start Recorded data
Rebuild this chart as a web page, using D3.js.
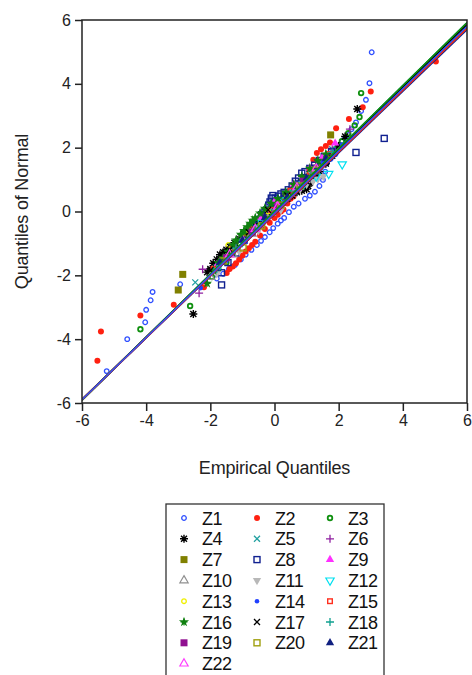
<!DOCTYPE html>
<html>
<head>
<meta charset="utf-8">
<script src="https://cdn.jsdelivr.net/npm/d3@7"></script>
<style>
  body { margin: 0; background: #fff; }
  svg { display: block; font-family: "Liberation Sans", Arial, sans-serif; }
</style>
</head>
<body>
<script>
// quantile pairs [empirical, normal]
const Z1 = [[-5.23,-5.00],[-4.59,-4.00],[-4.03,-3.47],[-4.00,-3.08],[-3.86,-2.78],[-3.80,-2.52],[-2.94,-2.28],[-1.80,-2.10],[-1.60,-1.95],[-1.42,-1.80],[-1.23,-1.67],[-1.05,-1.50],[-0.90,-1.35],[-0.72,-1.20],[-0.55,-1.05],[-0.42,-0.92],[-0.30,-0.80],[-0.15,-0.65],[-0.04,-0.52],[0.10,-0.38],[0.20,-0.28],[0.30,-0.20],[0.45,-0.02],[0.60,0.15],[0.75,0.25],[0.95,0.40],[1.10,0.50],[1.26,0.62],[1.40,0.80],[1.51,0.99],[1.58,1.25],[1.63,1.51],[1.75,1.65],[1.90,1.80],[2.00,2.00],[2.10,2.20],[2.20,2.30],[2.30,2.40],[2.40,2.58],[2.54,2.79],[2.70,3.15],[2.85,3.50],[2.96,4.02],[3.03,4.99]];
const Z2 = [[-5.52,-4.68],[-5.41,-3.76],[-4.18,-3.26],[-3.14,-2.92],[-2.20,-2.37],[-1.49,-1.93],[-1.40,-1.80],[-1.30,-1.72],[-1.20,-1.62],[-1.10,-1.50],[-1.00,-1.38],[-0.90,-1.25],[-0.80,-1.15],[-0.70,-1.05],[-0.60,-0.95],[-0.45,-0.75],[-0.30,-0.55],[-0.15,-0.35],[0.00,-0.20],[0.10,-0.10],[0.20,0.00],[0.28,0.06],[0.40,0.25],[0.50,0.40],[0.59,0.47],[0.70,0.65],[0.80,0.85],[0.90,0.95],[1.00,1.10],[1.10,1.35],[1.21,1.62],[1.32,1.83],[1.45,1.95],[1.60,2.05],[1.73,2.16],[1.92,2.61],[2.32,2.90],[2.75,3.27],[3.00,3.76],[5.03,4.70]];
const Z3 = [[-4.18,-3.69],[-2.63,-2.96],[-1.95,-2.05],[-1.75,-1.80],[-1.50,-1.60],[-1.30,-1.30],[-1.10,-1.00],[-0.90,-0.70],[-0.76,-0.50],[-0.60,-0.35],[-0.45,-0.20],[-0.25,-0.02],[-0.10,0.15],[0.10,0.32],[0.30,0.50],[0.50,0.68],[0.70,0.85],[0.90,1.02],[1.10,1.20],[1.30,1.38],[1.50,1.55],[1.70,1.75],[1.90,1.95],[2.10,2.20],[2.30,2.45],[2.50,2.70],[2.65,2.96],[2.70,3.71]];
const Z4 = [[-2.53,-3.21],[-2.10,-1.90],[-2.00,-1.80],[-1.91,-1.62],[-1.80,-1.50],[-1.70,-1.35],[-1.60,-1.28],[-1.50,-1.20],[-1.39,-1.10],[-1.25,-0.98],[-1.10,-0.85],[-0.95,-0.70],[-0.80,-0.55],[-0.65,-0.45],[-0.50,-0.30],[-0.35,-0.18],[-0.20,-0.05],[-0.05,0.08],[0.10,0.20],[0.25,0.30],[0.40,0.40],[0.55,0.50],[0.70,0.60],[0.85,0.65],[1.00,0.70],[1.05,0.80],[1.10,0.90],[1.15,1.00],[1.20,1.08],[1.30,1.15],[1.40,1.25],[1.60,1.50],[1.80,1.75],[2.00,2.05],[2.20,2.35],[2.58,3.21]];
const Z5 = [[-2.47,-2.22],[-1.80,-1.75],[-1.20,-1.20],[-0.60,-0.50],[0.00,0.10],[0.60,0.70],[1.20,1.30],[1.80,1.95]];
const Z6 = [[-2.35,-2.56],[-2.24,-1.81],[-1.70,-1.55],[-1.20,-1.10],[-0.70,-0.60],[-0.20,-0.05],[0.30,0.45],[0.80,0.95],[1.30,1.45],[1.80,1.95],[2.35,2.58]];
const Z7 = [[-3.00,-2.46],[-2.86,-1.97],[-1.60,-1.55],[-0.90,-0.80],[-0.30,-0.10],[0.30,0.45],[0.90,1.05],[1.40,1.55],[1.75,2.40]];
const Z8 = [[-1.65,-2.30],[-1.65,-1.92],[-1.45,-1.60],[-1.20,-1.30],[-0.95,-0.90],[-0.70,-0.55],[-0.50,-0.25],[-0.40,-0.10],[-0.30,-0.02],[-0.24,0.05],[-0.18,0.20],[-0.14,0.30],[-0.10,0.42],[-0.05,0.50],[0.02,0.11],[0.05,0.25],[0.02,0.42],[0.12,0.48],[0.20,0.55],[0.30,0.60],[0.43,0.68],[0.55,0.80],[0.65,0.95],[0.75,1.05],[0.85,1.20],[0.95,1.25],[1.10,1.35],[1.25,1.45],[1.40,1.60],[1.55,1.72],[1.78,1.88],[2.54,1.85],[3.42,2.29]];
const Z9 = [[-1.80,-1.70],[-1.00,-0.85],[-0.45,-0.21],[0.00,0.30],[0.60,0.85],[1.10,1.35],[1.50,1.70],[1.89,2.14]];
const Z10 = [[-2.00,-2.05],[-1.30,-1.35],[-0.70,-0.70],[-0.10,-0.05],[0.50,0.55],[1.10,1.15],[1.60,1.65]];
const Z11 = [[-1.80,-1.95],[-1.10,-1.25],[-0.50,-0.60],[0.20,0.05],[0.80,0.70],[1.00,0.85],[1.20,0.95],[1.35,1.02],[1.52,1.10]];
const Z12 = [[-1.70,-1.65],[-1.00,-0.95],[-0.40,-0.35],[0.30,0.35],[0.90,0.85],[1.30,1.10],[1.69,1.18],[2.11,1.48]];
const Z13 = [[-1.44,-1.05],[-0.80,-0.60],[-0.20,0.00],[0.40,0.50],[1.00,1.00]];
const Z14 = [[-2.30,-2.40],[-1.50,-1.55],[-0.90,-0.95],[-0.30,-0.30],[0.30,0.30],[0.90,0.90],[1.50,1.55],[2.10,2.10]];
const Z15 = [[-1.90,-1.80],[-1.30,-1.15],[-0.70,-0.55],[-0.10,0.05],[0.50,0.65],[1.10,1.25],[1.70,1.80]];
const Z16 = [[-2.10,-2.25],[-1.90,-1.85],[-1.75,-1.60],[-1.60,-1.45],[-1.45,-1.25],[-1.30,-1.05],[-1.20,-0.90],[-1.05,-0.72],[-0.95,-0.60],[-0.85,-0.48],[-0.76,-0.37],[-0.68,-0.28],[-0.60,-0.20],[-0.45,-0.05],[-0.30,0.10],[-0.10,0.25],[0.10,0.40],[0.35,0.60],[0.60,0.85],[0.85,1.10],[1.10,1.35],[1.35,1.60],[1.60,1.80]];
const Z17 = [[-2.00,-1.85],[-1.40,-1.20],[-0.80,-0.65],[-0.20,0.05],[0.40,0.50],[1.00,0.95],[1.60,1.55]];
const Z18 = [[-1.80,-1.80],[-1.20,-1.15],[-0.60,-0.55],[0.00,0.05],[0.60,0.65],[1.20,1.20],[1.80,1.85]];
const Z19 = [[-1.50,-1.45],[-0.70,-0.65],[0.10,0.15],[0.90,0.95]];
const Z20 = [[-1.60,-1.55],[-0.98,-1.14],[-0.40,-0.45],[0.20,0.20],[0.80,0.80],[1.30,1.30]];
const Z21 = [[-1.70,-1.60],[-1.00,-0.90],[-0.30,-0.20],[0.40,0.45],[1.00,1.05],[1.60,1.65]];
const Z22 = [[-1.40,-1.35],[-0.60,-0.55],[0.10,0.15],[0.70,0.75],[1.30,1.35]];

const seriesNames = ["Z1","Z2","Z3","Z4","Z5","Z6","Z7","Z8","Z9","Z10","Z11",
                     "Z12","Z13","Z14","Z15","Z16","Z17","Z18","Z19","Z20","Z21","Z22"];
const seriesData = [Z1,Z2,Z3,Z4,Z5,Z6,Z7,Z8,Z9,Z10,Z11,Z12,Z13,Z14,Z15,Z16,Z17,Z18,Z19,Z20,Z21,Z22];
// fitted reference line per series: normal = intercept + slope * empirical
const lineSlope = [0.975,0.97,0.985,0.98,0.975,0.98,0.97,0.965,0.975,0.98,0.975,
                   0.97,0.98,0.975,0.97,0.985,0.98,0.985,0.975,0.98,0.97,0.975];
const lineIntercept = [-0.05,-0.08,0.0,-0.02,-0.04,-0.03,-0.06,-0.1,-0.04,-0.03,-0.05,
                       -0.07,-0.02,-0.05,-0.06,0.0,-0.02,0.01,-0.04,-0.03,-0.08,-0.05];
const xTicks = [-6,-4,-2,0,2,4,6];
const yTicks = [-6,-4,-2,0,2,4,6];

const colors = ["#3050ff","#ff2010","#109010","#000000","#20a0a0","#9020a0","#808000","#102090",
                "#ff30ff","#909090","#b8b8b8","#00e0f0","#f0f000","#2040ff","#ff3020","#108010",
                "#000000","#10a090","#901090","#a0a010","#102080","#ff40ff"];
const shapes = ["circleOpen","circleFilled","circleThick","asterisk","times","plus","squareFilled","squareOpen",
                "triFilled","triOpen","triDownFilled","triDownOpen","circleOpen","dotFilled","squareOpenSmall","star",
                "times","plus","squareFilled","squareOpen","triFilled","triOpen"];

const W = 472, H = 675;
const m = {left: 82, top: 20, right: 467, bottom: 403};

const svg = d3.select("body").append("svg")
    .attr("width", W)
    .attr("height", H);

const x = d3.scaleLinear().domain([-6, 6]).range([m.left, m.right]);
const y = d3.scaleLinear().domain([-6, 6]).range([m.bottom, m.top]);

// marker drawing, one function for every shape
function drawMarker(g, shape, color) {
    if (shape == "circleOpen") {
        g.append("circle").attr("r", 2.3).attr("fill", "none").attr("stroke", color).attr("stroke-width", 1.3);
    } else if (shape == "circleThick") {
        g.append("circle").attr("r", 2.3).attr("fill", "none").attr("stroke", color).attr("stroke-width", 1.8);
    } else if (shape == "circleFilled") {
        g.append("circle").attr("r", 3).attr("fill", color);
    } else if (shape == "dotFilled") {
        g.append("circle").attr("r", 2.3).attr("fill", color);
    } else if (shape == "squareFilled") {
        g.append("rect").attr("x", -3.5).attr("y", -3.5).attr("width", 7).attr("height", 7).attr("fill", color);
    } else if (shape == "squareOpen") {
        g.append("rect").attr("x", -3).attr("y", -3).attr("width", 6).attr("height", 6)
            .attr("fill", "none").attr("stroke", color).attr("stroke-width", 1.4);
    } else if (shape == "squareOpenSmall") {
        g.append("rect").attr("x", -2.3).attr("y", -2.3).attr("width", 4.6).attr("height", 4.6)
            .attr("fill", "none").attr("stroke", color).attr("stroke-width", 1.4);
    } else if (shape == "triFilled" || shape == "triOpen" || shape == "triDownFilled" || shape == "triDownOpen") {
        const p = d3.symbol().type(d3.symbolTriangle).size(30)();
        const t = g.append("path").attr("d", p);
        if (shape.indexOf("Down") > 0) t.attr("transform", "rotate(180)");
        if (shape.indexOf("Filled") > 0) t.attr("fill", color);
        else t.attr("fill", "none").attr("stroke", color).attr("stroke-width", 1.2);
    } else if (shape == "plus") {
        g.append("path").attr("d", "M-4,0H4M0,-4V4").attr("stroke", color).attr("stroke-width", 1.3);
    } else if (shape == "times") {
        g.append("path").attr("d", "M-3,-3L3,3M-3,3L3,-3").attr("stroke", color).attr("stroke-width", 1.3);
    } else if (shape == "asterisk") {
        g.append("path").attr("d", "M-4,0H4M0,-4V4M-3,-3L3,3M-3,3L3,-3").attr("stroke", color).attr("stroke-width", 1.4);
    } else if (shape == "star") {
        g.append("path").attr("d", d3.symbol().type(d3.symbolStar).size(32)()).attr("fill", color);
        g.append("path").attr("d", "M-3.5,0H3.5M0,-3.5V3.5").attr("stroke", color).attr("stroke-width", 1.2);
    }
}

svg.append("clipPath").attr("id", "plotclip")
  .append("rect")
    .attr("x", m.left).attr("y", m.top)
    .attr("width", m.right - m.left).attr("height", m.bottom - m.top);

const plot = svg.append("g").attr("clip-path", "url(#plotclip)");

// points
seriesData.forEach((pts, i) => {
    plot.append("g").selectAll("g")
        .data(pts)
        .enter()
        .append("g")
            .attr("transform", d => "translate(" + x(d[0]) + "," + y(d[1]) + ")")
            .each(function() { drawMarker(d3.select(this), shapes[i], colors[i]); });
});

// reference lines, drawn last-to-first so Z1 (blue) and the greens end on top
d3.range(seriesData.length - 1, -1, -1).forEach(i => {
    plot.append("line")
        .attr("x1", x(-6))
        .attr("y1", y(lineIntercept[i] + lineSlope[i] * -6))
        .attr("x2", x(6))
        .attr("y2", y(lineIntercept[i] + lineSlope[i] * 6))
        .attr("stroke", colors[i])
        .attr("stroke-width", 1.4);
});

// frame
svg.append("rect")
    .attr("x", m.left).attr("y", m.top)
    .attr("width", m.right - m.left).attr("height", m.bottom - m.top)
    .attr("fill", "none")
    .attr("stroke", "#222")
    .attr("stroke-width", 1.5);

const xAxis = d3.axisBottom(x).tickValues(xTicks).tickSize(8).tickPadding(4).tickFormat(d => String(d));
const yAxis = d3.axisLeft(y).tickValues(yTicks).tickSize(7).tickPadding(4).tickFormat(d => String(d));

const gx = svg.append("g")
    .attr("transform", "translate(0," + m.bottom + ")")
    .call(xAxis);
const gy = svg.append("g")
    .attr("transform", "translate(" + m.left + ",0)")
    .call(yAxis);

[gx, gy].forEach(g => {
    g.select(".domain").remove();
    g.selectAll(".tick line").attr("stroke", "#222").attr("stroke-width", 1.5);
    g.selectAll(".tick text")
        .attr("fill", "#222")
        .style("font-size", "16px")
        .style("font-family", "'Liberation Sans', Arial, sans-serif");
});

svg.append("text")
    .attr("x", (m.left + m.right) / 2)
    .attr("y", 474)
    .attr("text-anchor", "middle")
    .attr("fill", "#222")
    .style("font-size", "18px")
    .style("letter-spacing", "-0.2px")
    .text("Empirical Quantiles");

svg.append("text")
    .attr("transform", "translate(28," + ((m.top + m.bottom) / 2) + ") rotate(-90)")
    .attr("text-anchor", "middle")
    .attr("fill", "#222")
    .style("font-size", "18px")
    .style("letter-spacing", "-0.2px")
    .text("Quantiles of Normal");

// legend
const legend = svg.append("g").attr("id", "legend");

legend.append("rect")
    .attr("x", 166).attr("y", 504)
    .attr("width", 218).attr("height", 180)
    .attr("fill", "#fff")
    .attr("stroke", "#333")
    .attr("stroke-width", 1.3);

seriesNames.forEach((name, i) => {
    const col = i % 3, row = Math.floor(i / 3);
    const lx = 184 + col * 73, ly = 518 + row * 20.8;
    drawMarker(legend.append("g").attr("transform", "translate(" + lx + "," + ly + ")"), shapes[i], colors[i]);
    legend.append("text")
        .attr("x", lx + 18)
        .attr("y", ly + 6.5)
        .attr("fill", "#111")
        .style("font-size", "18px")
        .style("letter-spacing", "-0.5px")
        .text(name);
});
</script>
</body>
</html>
end Recorded data
> **Task statement**: Every line holding "this" should be copied out.

> **The reply**:
Rebuild this chart as a web page, using D3.js.
            .each(function() { drawMarker(d3.select(this), shapes[i], colors[i]); });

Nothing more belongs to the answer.